● WHAT THIS TASK INVOLVES: Skip all pictures. Write out the data below from its first line through the line that contains "(8,697) -- (852,697);".

● DATA EXCERPT:

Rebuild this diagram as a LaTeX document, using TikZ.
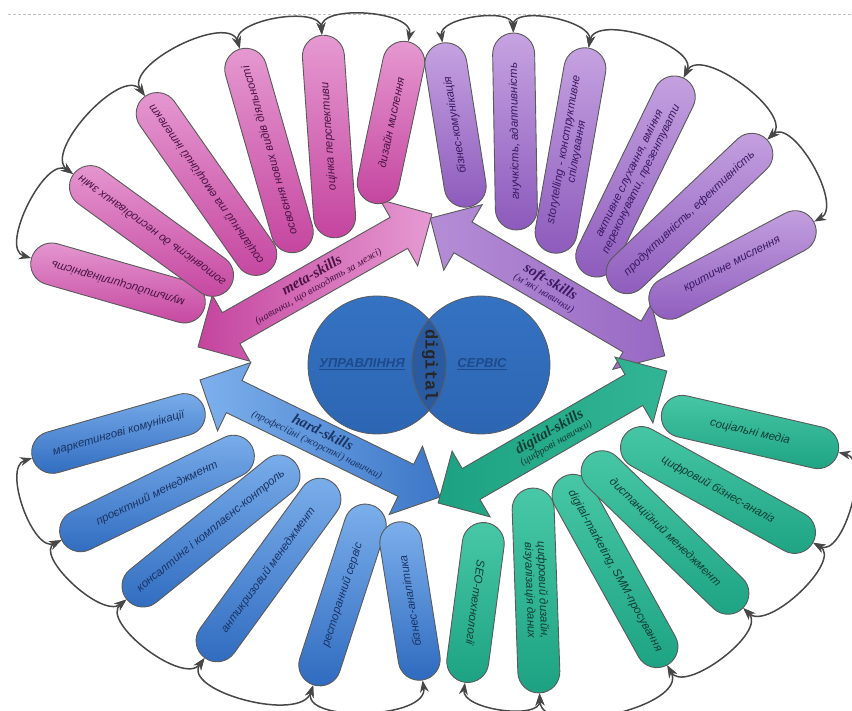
\documentclass[tikz,border=0pt]{standalone}
\usepackage{fontspec}
\setmainfont{Liberation Sans}
\newfontfamily\pillfont{Liberation Sans}
\newfontfamily\arrfont{Liberation Serif}
\newfontfamily\digfont{Liberation Mono}
\usetikzlibrary{shapes.arrows,arrows.meta}

\definecolor{metadark}{HTML}{C4449E}
\definecolor{metalight}{HTML}{E69AD2}
\definecolor{metatext}{HTML}{4A1444}
\definecolor{softdark}{HTML}{8C5ABC}
\definecolor{softlight}{HTML}{C6A3E1}
\definecolor{softtext}{HTML}{3B1A63}
\definecolor{harddark}{HTML}{2D69BE}
\definecolor{hardlight}{HTML}{7DB0EC}
\definecolor{hardtext}{HTML}{1A3465}
\definecolor{digidark}{HTML}{1CA282}
\definecolor{digilight}{HTML}{48C8A6}
\definecolor{digitext}{HTML}{113E34}
\definecolor{edgegray}{HTML}{5A5A5A}
\definecolor{arcgray}{HTML}{474747}
\definecolor{circtop}{HTML}{3572C2}
\definecolor{circmid}{HTML}{5B97DE}
\definecolor{circbot}{HTML}{2C66B3}
\definecolor{lensblue}{HTML}{2A5AA0}
\definecolor{labelblue}{HTML}{1D4A8C}

\begin{document}
\begin{tikzpicture}[x=1pt,y=1pt,
	pill/.style={draw=edgegray, line width=0.9pt, rounded corners=21pt, minimum height=42pt, inner sep=0pt, align=center, font=\pillfont\itshape\fontsize{11.5}{13}\selectfont},
	metapill/.style={pill, top color=metalight, bottom color=metadark, text=metatext},
	softpill/.style={pill, top color=softlight, bottom color=softdark, text=softtext},
	hardpill/.style={pill, top color=hardlight, bottom color=harddark, text=hardtext},
	digipill/.style={pill, top color=digilight, bottom color=digidark, text=digitext},
	bigarrow/.style={double arrow, draw=edgegray, line width=0.9pt, minimum width=76pt, double arrow head extend=19pt, inner ysep=4pt, inner xsep=2pt, align=center, font=\arrfont\itshape},
	chainarc/.style={draw=arcgray, line width=1.5pt, looseness=0.92, {Stealth[length=12pt,width=9pt]}-{Stealth[length=12pt,width=9pt]}}]
	\useasboundingbox (0,0) rectangle (852,711);
	\draw[black!25, line width=0.6pt, dash pattern=on 3pt off 2pt] (8,697) -- (852,697);

	% four double arrows
	\node[bigarrow, left color=metadark, right color=metalight, text=metatext, minimum height=269pt, rotate=29.6] (meta) at (315,430.5)
		{{\bfseries\fontsize{15}{16}\selectfont meta-skills}\\{\fontsize{10.5}{11}\selectfont (навички, що виходять за межі)}};
	\node[bigarrow, left color=softlight!70!softdark, right color=softdark!80!softlight, text=softtext, minimum height=272pt, rotate=-30.4] (soft) at (547.5,424)
		{{\bfseries\fontsize{15}{16}\selectfont soft-skills}\\{\fontsize{10.5}{11}\selectfont (м’які навички)}};
	\node[bigarrow, left color=hardlight, right color=harddark!80!hardlight, text=hardtext, minimum height=267pt, rotate=-26] (hard) at (320,272.5)
		{{\bfseries\fontsize{15}{16}\selectfont hard-skills}\\{\fontsize{10.5}{11}\selectfont (професійні (жорсткі) навички)}};
	\node[bigarrow, left color=digidark, right color=digilight!50!digidark, text=digitext, minimum height=264pt, rotate=30] (digi) at (552.5,274)
		{{\bfseries\fontsize{15}{16}\selectfont digital-skills}\\{\fontsize{10.5}{11}\selectfont (цифрові навички)}};

	% two circles and their lens
	\shade[top color=circtop, middle color=circmid, bottom color=circbot] (377,346) circle (69pt);
	\shade[top color=circtop, middle color=circmid, bottom color=circbot] (481,346) circle (69pt);
	\begin{scope}
		\clip (377,346) circle (69pt);
		\fill[lensblue] (481,346) circle (69pt);
	\end{scope}
	\draw[edgegray, line width=0.8pt] (377,346) circle (69pt) (481,346) circle (69pt);
	\node[text=labelblue, font=\bfseries\itshape\fontsize{13}{13}\selectfont] (mgmt) at (362,347) {\underline{УПРАВЛІННЯ}};
	\node[text=labelblue, font=\bfseries\itshape\fontsize{13}{13}\selectfont] (serv) at (482,347) {\underline{СЕРВІС}};
	\node[text=black!85, font=\digfont\bfseries\fontsize{17}{17}\selectfont, rotate=-90] (dig) at (430,346) {digital};

	% meta-skills
	\node[metapill, minimum width=180pt, rotate=164] (p1) at (118,428) {мультидисциплінарність};
	\node[metapill, minimum width=193pt, rotate=144] (p2) at (151.5,480) {готовність до несподіваних змін};
	\node[metapill, minimum width=214pt, rotate=125] (p3) at (206.5,527) {соціальний та емоційний інтелект};
	\node[metapill, minimum width=211pt, rotate=106] (p4) at (269,560.5) {освоєння нових видів діяльності};
	\node[metapill, minimum width=203pt, rotate=94] (p5) at (329,574.5) {оцінка перспективи};
	\node[metapill, minimum width=165pt, rotate=78] (p6) at (391,588.5) {дизайн мислення};

	% soft-skills
	\node[softpill, minimum width=166pt, rotate=99] (s1) at (455.5,586) {бізнес-комунікація};
	\node[softpill, minimum width=197pt, rotate=91] (s2) at (515,579.5) {гнучкість, адаптивність};
	\node[softpill, minimum width=208pt, rotate=80] (s3) at (570.5,560.5) {storytelling - конструктивне\\спілкування};
	\node[softpill, minimum width=219pt, rotate=64] (s4) at (635.5,534.5) {активне слухання, вміння\\переконувати, презентувати};
	\node[softpill, minimum width=214pt, rotate=43.5] (s5) at (689.5,497.5) {продуктивність, ефективність};
	\node[softpill, minimum width=184pt, rotate=28] (s6) at (732.5,446) {критичне мислення};

	% hard-skills
	\node[hardpill, minimum width=179pt, rotate=16] (b1) at (118.5,277.5) {маркетингові комунікації};
	\node[hardpill, minimum width=212pt, rotate=26] (b2) at (157,217.5) {проєктний менеджмент};
	\node[hardpill, minimum width=217pt, rotate=39] (b3) at (211,180) {консалтинг і комплаєнс-контроль};
	\node[hardpill, minimum width=217pt, rotate=54] (b4) at (268.5,141) {антикризовий менеджмент};
	\node[hardpill, minimum width=189pt, rotate=72] (b5) at (342.5,116) {ресторанний сервіс};
	\node[hardpill, minimum width=160pt, rotate=99] (b6) at (410,110) {бізнес-аналітика};

	% digital-skills
	\node[digipill, minimum width=161pt, rotate=-97.5] (t1) at (475.5,108.5) {SEO-технології};
	\node[digipill, minimum width=205pt, rotate=-88] (t2) at (536,120.5) {цифровий дизайн,\\візуалізація даних};
	\node[digipill, minimum width=215pt, rotate=-61] (t3) at (615,140) {digital-marketing, SMM-просування};
	\node[digipill, minimum width=217pt, rotate=-44] (t4) at (665,178.5) {дистанційний менеджмент};
	\node[digipill, minimum width=217pt, rotate=-29] (t5) at (718,221) {цифровий бізнес-аналіз};
	\node[digipill, minimum width=181pt, rotate=-13] (t6) at (750,279) {соціальні медіа};

	% outer arcs
	\draw[chainarc] (p1.east) to[out=164,in=144] (p2.east);
	\draw[chainarc] (p2.east) to[out=144,in=125] (p3.east);
	\draw[chainarc] (p3.east) to[out=125,in=106] (p4.east);
	\draw[chainarc] (p4.east) to[out=106,in=94] (p5.east);
	\draw[chainarc] (p5.east) to[out=94,in=78] (p6.east);
	\draw[chainarc] (s1.east) to[out=99,in=91] (s2.east);
	\draw[chainarc] (s2.east) to[out=91,in=80] (s3.east);
	\draw[chainarc] (s3.east) to[out=80,in=64] (s4.east);
	\draw[chainarc] (s4.east) to[out=64,in=43.5] (s5.east);
	\draw[chainarc] (s5.east) to[out=43.5,in=28] (s6.east);
	\draw[chainarc] (b1.west) to[out=196,in=206] (b2.west);
	\draw[chainarc] (b2.west) to[out=206,in=219] (b3.west);
	\draw[chainarc] (b3.west) to[out=219,in=234] (b4.west);
	\draw[chainarc] (b4.west) to[out=234,in=252] (b5.west);
	\draw[chainarc] (b5.west) to[out=252,in=279] (b6.west);
	\draw[chainarc] (t1.east) to[out=-97.5,in=-88] (t2.east);
	\draw[chainarc] (t2.east) to[out=-88,in=-61] (t3.east);
	\draw[chainarc] (t3.east) to[out=-61,in=-44] (t4.east);
	\draw[chainarc] (t4.east) to[out=-44,in=-29] (t5.east);
	\draw[chainarc] (t5.east) to[out=-29,in=-13] (t6.east);
\end{tikzpicture}
\end{document}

● PROBLEM SOLUTION:
Rebuild this diagram as a LaTeX document, using TikZ.
\documentclass[tikz,border=0pt]{standalone}
\usepackage{fontspec}
\setmainfont{Liberation Sans}
\newfontfamily\pillfont{Liberation Sans}
\newfontfamily\arrfont{Liberation Serif}
\newfontfamily\digfont{Liberation Mono}
\usetikzlibrary{shapes.arrows,arrows.meta}

\definecolor{metadark}{HTML}{C4449E}
\definecolor{metalight}{HTML}{E69AD2}
\definecolor{metatext}{HTML}{4A1444}
\definecolor{softdark}{HTML}{8C5ABC}
\definecolor{softlight}{HTML}{C6A3E1}
\definecolor{softtext}{HTML}{3B1A63}
\definecolor{harddark}{HTML}{2D69BE}
\definecolor{hardlight}{HTML}{7DB0EC}
\definecolor{hardtext}{HTML}{1A3465}
\definecolor{digidark}{HTML}{1CA282}
\definecolor{digilight}{HTML}{48C8A6}
\definecolor{digitext}{HTML}{113E34}
\definecolor{edgegray}{HTML}{5A5A5A}
\definecolor{arcgray}{HTML}{474747}
\definecolor{circtop}{HTML}{3572C2}
\definecolor{circmid}{HTML}{5B97DE}
\definecolor{circbot}{HTML}{2C66B3}
\definecolor{lensblue}{HTML}{2A5AA0}
\definecolor{labelblue}{HTML}{1D4A8C}

\begin{document}
\begin{tikzpicture}[x=1pt,y=1pt,
	pill/.style={draw=edgegray, line width=0.9pt, rounded corners=21pt, minimum height=42pt, inner sep=0pt, align=center, font=\pillfont\itshape\fontsize{11.5}{13}\selectfont},
	metapill/.style={pill, top color=metalight, bottom color=metadark, text=metatext},
	softpill/.style={pill, top color=softlight, bottom color=softdark, text=softtext},
	hardpill/.style={pill, top color=hardlight, bottom color=harddark, text=hardtext},
	digipill/.style={pill, top color=digilight, bottom color=digidark, text=digitext},
	bigarrow/.style={double arrow, draw=edgegray, line width=0.9pt, minimum width=76pt, double arrow head extend=19pt, inner ysep=4pt, inner xsep=2pt, align=center, font=\arrfont\itshape},
	chainarc/.style={draw=arcgray, line width=1.5pt, looseness=0.92, {Stealth[length=12pt,width=9pt]}-{Stealth[length=12pt,width=9pt]}}]
	\useasboundingbox (0,0) rectangle (852,711);
	\draw[black!25, line width=0.6pt, dash pattern=on 3pt off 2pt] (8,697) -- (852,697);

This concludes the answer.